The CKLF-like MARVEL transmembrane domain-containing family (CMTM), previously termed the chemokine-like factor superfamily (CKLFSF), consists of 9 proteins, some of which have various isoforms due to alternative splicing of their respective genes. These proteins along with their isoforms are:

- Chemokine-like factor (CKLF), the founding member of this family, has 4 known isoforms, CKLF1 to CKLF4.
- CKLF like MARVEL transmembrane domain-containing 1 (CMTM1) has 23 known isoforms, CMTM1-v1 to CMTM1-v23.
- CKLF like MARVEL transmembrane domain-containing 2 (CMTM2) has no known isoforms.
- CKLF like MARVEL transmembrane domain-containing 3 (CMTM3) has no known isoforms.
- CKLF like MARVEL transmembrane domain-containing 4 (CMTM4) has 3 known isoforms, CMTM4-v1 to CMTM4-v3.
- CKLF-like MARVEL transmembrane domain-containing 5 (CMTM5) has 6 known isoforms, CMTM5-v1 to CMTM5-v6.
- CKLF like MARVEL transmembrane domain containing 6 (CMTM6) has no known isoforms.
- CKLF like MARVEL transmembrane domain containing 7 (CMTM7) has 2 isoforms, CMTM7-v1 and CMTM7-v2.
- CKLF like MARVEL transmembrane domain-containing 8 (CMTM8) has two isoforms, CMTM8 and CMTM8-v2 (Little is known about the CMTM8-v2 isoform and the CMTM8 isoform is referred to as CMTM8 rather than CMTM8-v1.).

All of these proteins have domains (i.e. regions) similar to analogous domains in the chemokine proteins; tetraspanin proteins (also termed transmembrane-4 superfamily proteins); myelin and lymphocyte protein (also termed MAR protein); proteins that direct membrane vesicle trafficking; and other proteins that are embedded in cell membranes. The genes encoding (i.e. directing the production of) these proteins, CKLF, CMTM1, CMTM2, CMTM3, CMTM4, CMTM5, CMTM6, CMTM7, and CMTM8, respectively, also share similar regions that encode the domains just cited for their proteins. (The 8 CMTM genes were formerly termed CKLFSF1, CKLFSF2, CKLFSF3, CKLFSF4, CKLFSF5, CKLFSF6, CKLFSF7, and CKLFSF8.) The CKLF, CMTM1, CMTM2, CTMT3, and CMTM4 genes cluster together in band 22 on the long (i.e. "q") arm of chromosome 16; the CMTM6, CMTM7, and CMTM8 genes form a second cluster in band 22 on the short (i.e. "p") of chromosome 3; and the CMTM5 gene, located in band 11.2 on the q arm of chromosome 14, is not clustered with the other CMTM genes. These structural similarities and clusterings reflect the close relationships of these proteins and genes.
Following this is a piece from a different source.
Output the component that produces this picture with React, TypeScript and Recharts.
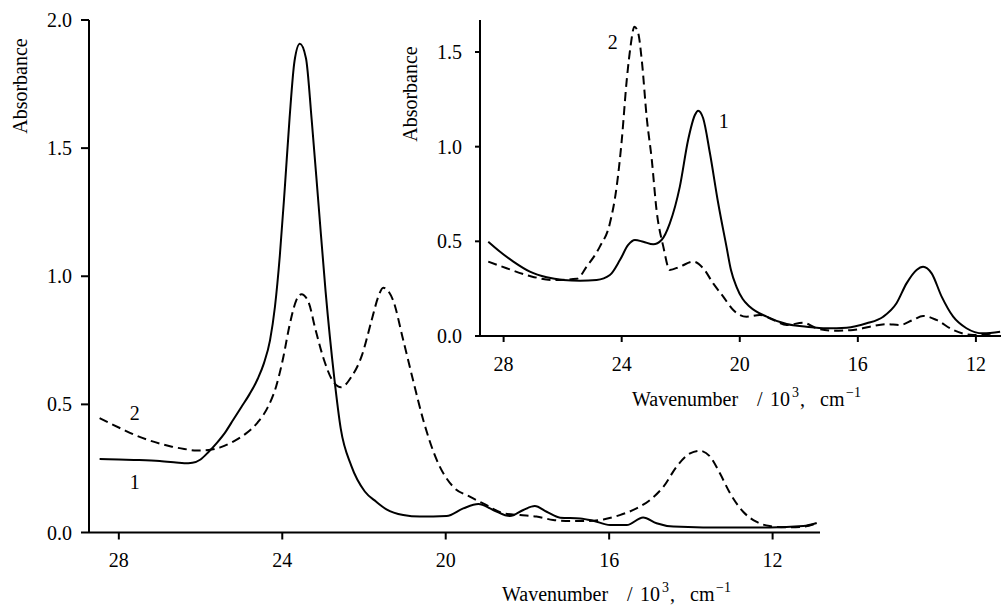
import React from 'react';
import { LineChart, Line, XAxis, YAxis, Label, ReferenceDot } from 'recharts';

const FONT = 'Liberation Serif, DejaVu Serif, Times New Roman, serif';
const FS = 20;

// ---------- Main spectra (wavenumber in 10^3 cm^-1, absorbance) ----------
const mainWn1 = [
  28.47, 28.0, 27.5, 27.0, 26.6, 26.4, 26.2, 26.0, 25.8, 25.6, 25.4, 25.2, 25.0, 24.8, 24.6,
  24.45, 24.3, 24.18, 24.06, 23.94, 23.82, 23.7, 23.57, 23.42, 23.28, 23.11, 22.94, 22.73,
  22.57, 22.31, 21.98, 21.7, 21.45, 21.04, 20.63, 19.98, 19.57, 19.2, 18.84, 18.43, 18.1,
  17.82, 17.53, 17.2, 16.71, 16.39, 15.98, 15.57, 15.17, 14.84, 14.43, 13.7, 12.88, 12.07,
  11.25, 10.92,
];
const mainAbs1 = [
  0.287, 0.285, 0.283, 0.279, 0.273, 0.27, 0.272, 0.285, 0.315, 0.35, 0.39, 0.44, 0.49, 0.54,
  0.6, 0.66, 0.75, 0.88, 1.08, 1.34, 1.62, 1.84, 1.907, 1.851, 1.61, 1.275, 0.941, 0.607,
  0.406, 0.26, 0.16, 0.12, 0.09, 0.068, 0.062, 0.064, 0.094, 0.111, 0.088, 0.064, 0.088,
  0.103, 0.081, 0.058, 0.055, 0.046, 0.029, 0.029, 0.059, 0.036, 0.023, 0.02, 0.02, 0.02,
  0.025, 0.037,
];

const mainWn2 = [
  28.47, 28.2, 27.9, 27.6, 27.3, 27.0, 26.7, 26.4, 26.1, 25.8, 25.5, 25.2, 24.9, 24.6, 24.35,
  24.15, 23.98, 23.82, 23.66, 23.53, 23.36, 23.19, 22.98, 22.77, 22.56, 22.31, 22.06, 21.81,
  21.65, 21.53, 21.29, 21.04, 20.8, 20.55, 20.22, 19.82, 19.41, 19.0, 18.59, 18.18, 17.78,
  17.37, 16.96, 16.55, 16.14, 15.74, 15.33, 15.0, 14.67, 14.35, 14.02, 13.78, 13.53, 13.29,
  13.04, 12.72, 12.4, 12.07, 11.66, 11.25, 10.92,
];
const mainAbs2 = [
  0.446, 0.425, 0.402, 0.38, 0.362, 0.347, 0.335, 0.326, 0.32, 0.322, 0.333, 0.355, 0.385,
  0.43, 0.49, 0.57, 0.68, 0.81, 0.905, 0.93, 0.9, 0.794, 0.674, 0.593, 0.567, 0.607, 0.687,
  0.83, 0.92, 0.955, 0.907, 0.751, 0.595, 0.439, 0.283, 0.179, 0.14, 0.107, 0.075, 0.068,
  0.062, 0.049, 0.045, 0.045, 0.051, 0.068, 0.094, 0.127, 0.179, 0.257, 0.309, 0.319, 0.296,
  0.231, 0.153, 0.081, 0.042, 0.025, 0.02, 0.023, 0.036,
];

// ---------- Inset spectra ----------
const insetWn1 = [
  28.52, 28.12, 27.67, 27.11, 26.54, 25.98, 25.41, 24.85, 24.4, 24.06, 23.78, 23.55, 23.27,
  22.93, 22.65, 22.37, 22.03, 21.75, 21.52, 21.41, 21.24, 21.01, 20.73, 20.45, 20.3, 20.11,
  19.9, 19.66, 19.09, 18.41, 17.74, 17.06, 16.38, 15.7, 15.14, 14.69, 14.35, 14.01, 13.79,
  13.5, 13.16, 12.77, 12.32, 11.76, 11.18,
];
const insetAbs1 = [
  0.498, 0.445, 0.393, 0.34, 0.31, 0.296, 0.292, 0.296, 0.322, 0.401, 0.481, 0.507, 0.498,
  0.484, 0.507, 0.595, 0.789, 1.035, 1.167, 1.19, 1.15, 0.965, 0.701, 0.472, 0.35, 0.26,
  0.195, 0.155, 0.102, 0.063, 0.049, 0.041, 0.044, 0.067, 0.102, 0.173, 0.278, 0.349, 0.366,
  0.331, 0.208, 0.102, 0.041, 0.014, 0.023,
];

const insetWn2 = [
  28.52, 27.9, 27.11, 26.32, 25.52, 25.19, 24.74, 24.4, 24.17, 24.0, 23.83, 23.7, 23.57,
  23.44, 23.32, 23.15, 22.98, 22.82, 22.59, 22.37, 22.03, 21.58, 21.24, 20.9, 20.56, 20.22,
  19.77, 19.32, 18.87, 18.41, 17.85, 17.4, 16.83, 16.16, 15.59, 15.03, 14.58, 14.13, 13.79,
  13.34, 12.77, 12.09, 11.41,
];
const insetAbs2 = [
  0.393, 0.358, 0.317, 0.296, 0.302, 0.366, 0.472, 0.595, 0.789, 1.03, 1.35, 1.53, 1.634,
  1.599, 1.458, 1.15, 0.93, 0.666, 0.472, 0.349, 0.366, 0.393, 0.358, 0.278, 0.208, 0.137,
  0.102, 0.111, 0.085, 0.058, 0.07, 0.041, 0.028, 0.032, 0.049, 0.063, 0.058, 0.085, 0.106,
  0.085, 0.032, 0.005, 0.014,
];

// ---------- Axis ticks ----------
const mainXTicks = [28, 24, 20, 16, 12];
const mainYTicks = [0, 0.5, 1.0, 1.5, 2.0];
const insetXTicks = [28, 24, 20, 16, 12];
const insetYTicks = [0, 0.5, 1.0, 1.5];

const curveNames = ['1', '2'];

const toPoints = (wn: number[], abs: number[]) => wn.map((x, i) => ({ x, y: abs[i] }));

const mainData1 = toPoints(mainWn1, mainAbs1);
const mainData2 = toPoints(mainWn2, mainAbs2);
const insetData1 = toPoints(insetWn1, insetAbs1);
const insetData2 = toPoints(insetWn2, insetAbs2);

const axisStroke = { stroke: '#000', strokeWidth: 2 };
const tickStyle = { fill: '#000', fontSize: FS, fontFamily: FONT, style: { fontFamily: FONT } };
const fmt = (v: number) => v.toFixed(1);

// x-axis title with superscripts
const WavenumberTitle = ({ x, y }: { x: number; y: number }) => (
  <text x={x} y={y} fill="#000" style={{ fontFamily: FONT, fontSize: FS }}>
    <tspan x={x}>Wavenumber</tspan>
    <tspan x={x + 125}>/</tspan>
    <tspan x={x + 138}>10</tspan>
    <tspan x={x + 160} dy={-9} style={{ fontSize: 14 }}>3</tspan>
    <tspan x={x + 168} dy={9}>,</tspan>
    <tspan x={x + 188}>cm</tspan>
    <tspan x={x + 214} dy={-9} style={{ fontSize: 14 }}>−1</tspan>
  </text>
);

const AbsTitle = ({ cx, cy }: { cx: number; cy: number }) => (
  <text
    x={cx}
    y={cy}
    transform={`rotate(-90 ${cx} ${cy})`}
    textAnchor="middle"
    dominantBaseline="central"
    fill="#000"
    style={{ fontFamily: FONT, fontSize: FS }}
  >
    Absorbance
  </text>
);

const curveLabel = (text: string) => (
  <Label value={text} position="center" fill="#000" fontSize={FS} style={{ fontFamily: FONT }} />
);

export default function App() {
  return (
    <div
      style={{
        position: 'absolute',
        left: 0,
        top: 0,
        width: 1001,
        height: 611,
        background: '#fff',
        fontFamily: FONT,
      }}
    >
      {/* main spectrum */}
      <div style={{ position: 'absolute', left: 0, top: 0 }}>
        <LineChart width={1001} height={611} margin={{ top: 20, right: 181, bottom: 0, left: 0 }}>
          <XAxis
            type="number"
            dataKey="x"
            domain={[10.84, 28.73]}
            reversed
            allowDataOverflow
            ticks={mainXTicks}
            interval={0}
            height={78.5}
            tickSize={7}
            tickMargin={13}
            axisLine={axisStroke}
            tickLine={axisStroke}
            tick={tickStyle}
          >
            <Label content={() => <WavenumberTitle x={502} y={601} />} />
          </XAxis>
          <YAxis
            type="number"
            domain={[0, 2]}
            allowDataOverflow
            ticks={mainYTicks}
            interval={0}
            width={89}
            tickSize={8}
            tickMargin={9}
            tickFormatter={fmt}
            axisLine={axisStroke}
            tickLine={axisStroke}
            tick={tickStyle}
          >
            <Label content={() => <AbsTitle cx={20} cy={86} />} />
          </YAxis>
          <Line
            data={mainData1}
            dataKey="y"
            type="monotone"
            stroke="#000"
            strokeWidth={2}
            dot={false}
            activeDot={false}
            isAnimationActive={false}
          />
          <Line
            data={mainData2}
            dataKey="y"
            type="monotone"
            stroke="#000"
            strokeWidth={2}
            strokeDasharray="9 5"
            dot={false}
            activeDot={false}
            isAnimationActive={false}
          />
          <ReferenceDot x={27.61} y={0.197} r={0} fill="none" stroke="none" label={curveLabel(curveNames[0])} />
          <ReferenceDot x={27.61} y={0.466} r={0} fill="none" stroke="none" label={curveLabel(curveNames[1])} />
        </LineChart>
      </div>

      {/* inset spectrum */}
      <div style={{ position: 'absolute', left: 380, top: 0 }}>
        <LineChart width={621} height={420} margin={{ top: 20, right: 0, bottom: 0, left: 0 }}>
          <XAxis
            type="number"
            dataKey="x"
            domain={[11.15, 28.8]}
            reversed
            allowDataOverflow
            ticks={insetXTicks}
            interval={0}
            height={84}
            tickSize={6}
            tickMargin={15}
            axisLine={axisStroke}
            tickLine={axisStroke}
            tick={tickStyle}
          >
            <Label content={() => <WavenumberTitle x={252} y={406} />} />
          </XAxis>
          <YAxis
            type="number"
            domain={[0, 1.669]}
            allowDataOverflow
            ticks={insetYTicks}
            interval={0}
            width={100}
            tickSize={5}
            tickMargin={13}
            tickFormatter={fmt}
            axisLine={axisStroke}
            tickLine={axisStroke}
            tick={tickStyle}
          >
            <Label content={() => <AbsTitle cx={30} cy={94} />} />
          </YAxis>
          <Line
            data={insetData1}
            dataKey="y"
            type="monotone"
            stroke="#000"
            strokeWidth={2}
            dot={false}
            activeDot={false}
            isAnimationActive={false}
          />
          <Line
            data={insetData2}
            dataKey="y"
            type="monotone"
            stroke="#000"
            strokeWidth={2}
            strokeDasharray="9 5"
            dot={false}
            activeDot={false}
            isAnimationActive={false}
          />
          <ReferenceDot x={20.54} y={1.136} r={0} fill="none" stroke="none" label={curveLabel(curveNames[0])} />
          <ReferenceDot x={24.3} y={1.553} r={0} fill="none" stroke="none" label={curveLabel(curveNames[1])} />
        </LineChart>
      </div>
    </div>
  );
}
Studies suggest that the members of this family may be involved in the development of various cancers autoimmune diseases, cardiovascular diseases, the male reproductive system, and angiogenesis (i.e. development of new blood vessels from pre-existing blood vessels). In most of these cases, however, further studies are needed to determine if these CMTM proteins and/or their corresponding genes and mRNAs will be promising targets to help in the diagnosis, prognosis, and/or treatment of these disorders.